A former scoutmaster, Thomas J. Menghi Jr., admitted that he was drunk when he would molest Boy Scouts in the decade of the 1970s. During that era, Menghi was in his 20s, working as a Tupperware deliveryman and living in a motel in Fayetteville. He would invite boys from Troop 786 as young as 11 to ride with him on his delivery route. He would ask the boys to spend the night in his room so they could start early the next morning.
“Yes, I abused kids,” Menghi, now 69, said during an Associated Press interview. “But just how many and other details I can’t remember. It was a long time ago and I was in a fog.”

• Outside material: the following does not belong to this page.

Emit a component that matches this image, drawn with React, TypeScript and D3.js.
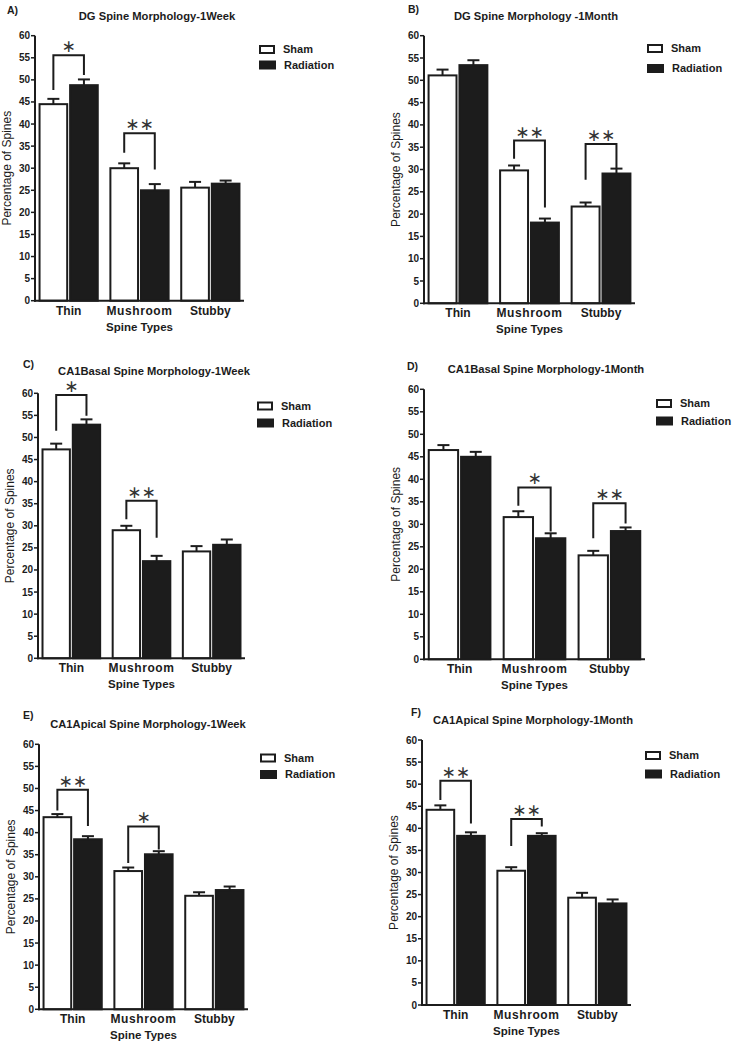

Last week, a court order made ‘perversion files’ kept by the Boy Scouts of America public. There are close to 14,500 pages of these files. The file on Menghi provides details of how the Scout officials investigated the claims, removed him from the Scouts and then kept from reporting the crimes to law enforcement. There were even parents who were not told about the abuse of their children.
When Menghi was 25 he decided that he wanted to give back to the organization that he was a member of as a child. He said that the longer he was alone with boys his ‘dark side’ came out. “What I did was wrong,” Menghi said. “I’m not making any excuses. But I was a heavy drinker and did pot every once in a while.”
The perversion file on Menghi says that a father of two brothers, 11 and 12, from his Troop contacted Scout officials about allegations of abuse in 1974. The boys were talking one day about what goes on in Menghi’s motel room and their older sister heard the conversation. There were other parents who reported the abuse as well.
Kia Kim District Scout Executive George F. Hardwick Sr. wrote a memo after interviewing parents that said Menghi abused close to 10 boys. Hardwick and other officials met with Menghi and banned him from the Scouts.
“The biggest thing was to get the guy out of scouting and away from our boys,” said George Heib, 86, who was at the meeting with Menghi. “Putting the boys through all the trauma of having to go to court and trial and all the stuff like that, I didn’t think it was worth it. Of course, the publicity wouldn’t be good for scouting, either.”
Paul I. Ernst was the head of the Scouts perversion files at the time of the Menghi abuse and he wrote, “Normally, we do not suggest that any legal action be instituted by parents. If they desire to do this on their own they certainly should bring about any action they feel necessary. Certainly in this case, there is every indication that legal action is justified.”